2020 Meinklang "Thyme blanc"
variety: pinot blanc
There is so much to say about this bottle, but we’ll try to keep it concise. First off, yay Meinklang! If you don’t already know, Meinklang is a bit of a gateway producer for getting into natural wines with their consistent, affordable offerings. Their multi-use biodynamic farm is located in Burgenland, to the east of Lake Neusiedl along the Hungarian border. Here they raise cattle, grains, fruits, vegetables, and herbs alongside the vines in an Edenic return to diversity. All of this resonated with outdoor brand Patagonia, who recently launched an effort to sell natural wines alongside their tinned fish and other provisions, including this special bottling of pinot blanc infused with thyme. Although their foray into the wine world was short-lived, we were happy to snag some of this limited offering. Plenty of tasting notes on the back label, but we’ll add that it performed very well alongside a dinner of salmon and asparagus with miso butter, and really sang with the last bites of a leftover rhubarb galette. Regarding the thyme addition, mostly we just have questions not answers — but hey, it works!
2021 Kurt Angerer "Kies"
variety: grüner veltliner
region: Kamptal, Austria
Kurt Angerer is a fourth-generation winemaker in the town of Lengenfeld, which sits just to the west of the town of Langenlois, site of the Loisium wine museum and de facto capital of wine in Austria. “Kies”, named for the gravelly soils of its origin, is a fleshy, concentrated version of gruner, typical in style to this part of Lower Austria. Its persistent flavors of yellow apple and asian pear mingle easily with most foods, and its scrunch of white pepper are the perfect accent. We especially enjoy this wine during spargelzeit, or white asparagus season, when we enjoy those symbolic springtime spears in any and every way.
2021 Proyecto Nakkal "NakCool" Tinto
varieties: merlot, muscat ottonel
organic, vegan, no sulfur added
The first Uruguayan entry to the Portuguese "Nat'Cool" movement, started by Dirk Niepoort, et al, is a blend of early harvested merlot from "Las Violeta" (Canelones) and skin-contact muscat ottonel that was rescued from abandoned vineyards in "Rincón Del Cerro." This wine is a lot! But it's also super easy to drink. Chill it down for maximum deliciousness, and get your party on!
2020 Frontonio "Microcósmico"
appellation: Valdejalón, Spain
Named after the martyred patron saint of Épila, whose decapitated head was found flowing upstream, Bodegas Frontonio claims a rebellious spirit of going against the tide. Based in Aragon (a northern region between Rioja and Catalonia), Fernando Mora and Mario López use a traditional, minimal approach to winemaking. Here the focus is on garnacha, which is believed to have originated in this part of Spain. The high altitude mountain vineyards of fifty plus year old bush vines are dry farmed and get whipped by the Cierzo winds in the Ebro river valley. Aging in concrete vats results in an incredibly vibrant style of garnacha, with refreshing acidity and lingering berry fruit. A graceful, easy going wine you can bring along when you don’t know what’s for dinner or reach for it while putting together a fun platter of tapas.

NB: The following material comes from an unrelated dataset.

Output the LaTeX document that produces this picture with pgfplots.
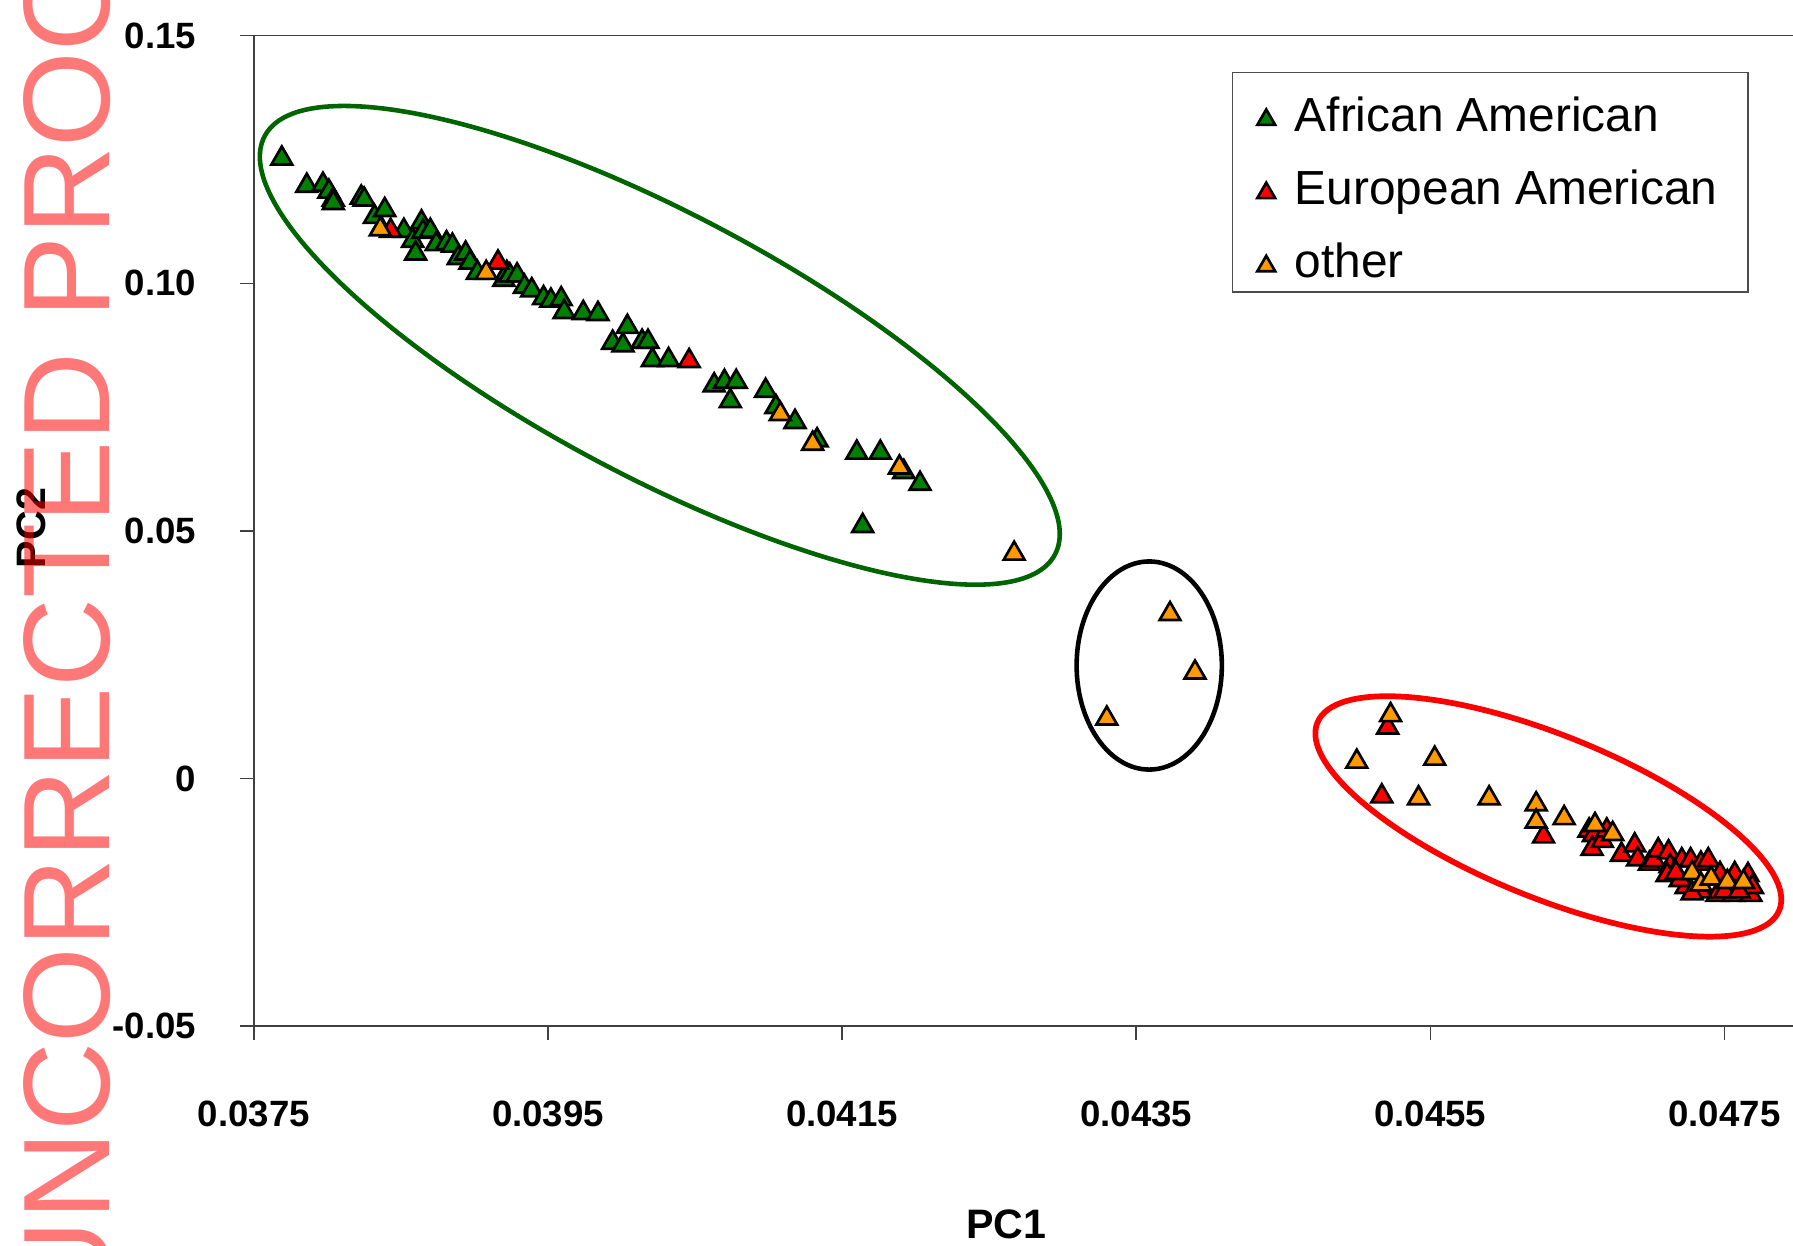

2012 Conde Valdemar Reserva
varieties: tempranillo, garnacha, graciano, maturana
appellation: Rioja, Spain
Bodegas Valdemar has been at the foreground of Rioja for the last few decades, building a reputation by simultaneously pushing the boundaries of what's possible in Rioja and preserving the world-famous region's vast traditions. Their Reserva is made of all estate fruit from Rioja Alta and Rioja Alavesa, painting a broad stroke picture of the tempranillo variety. The wine spent 19 months in French and American oak barrels before spending nearly a decade resting in bottle. This is Valdemar's most balanced and complex example of traditional, long-aged Rioja. It would behoove you to take the slow approach when pairing, with braised lamb as our highest recommendation. Also, burgers would be fine.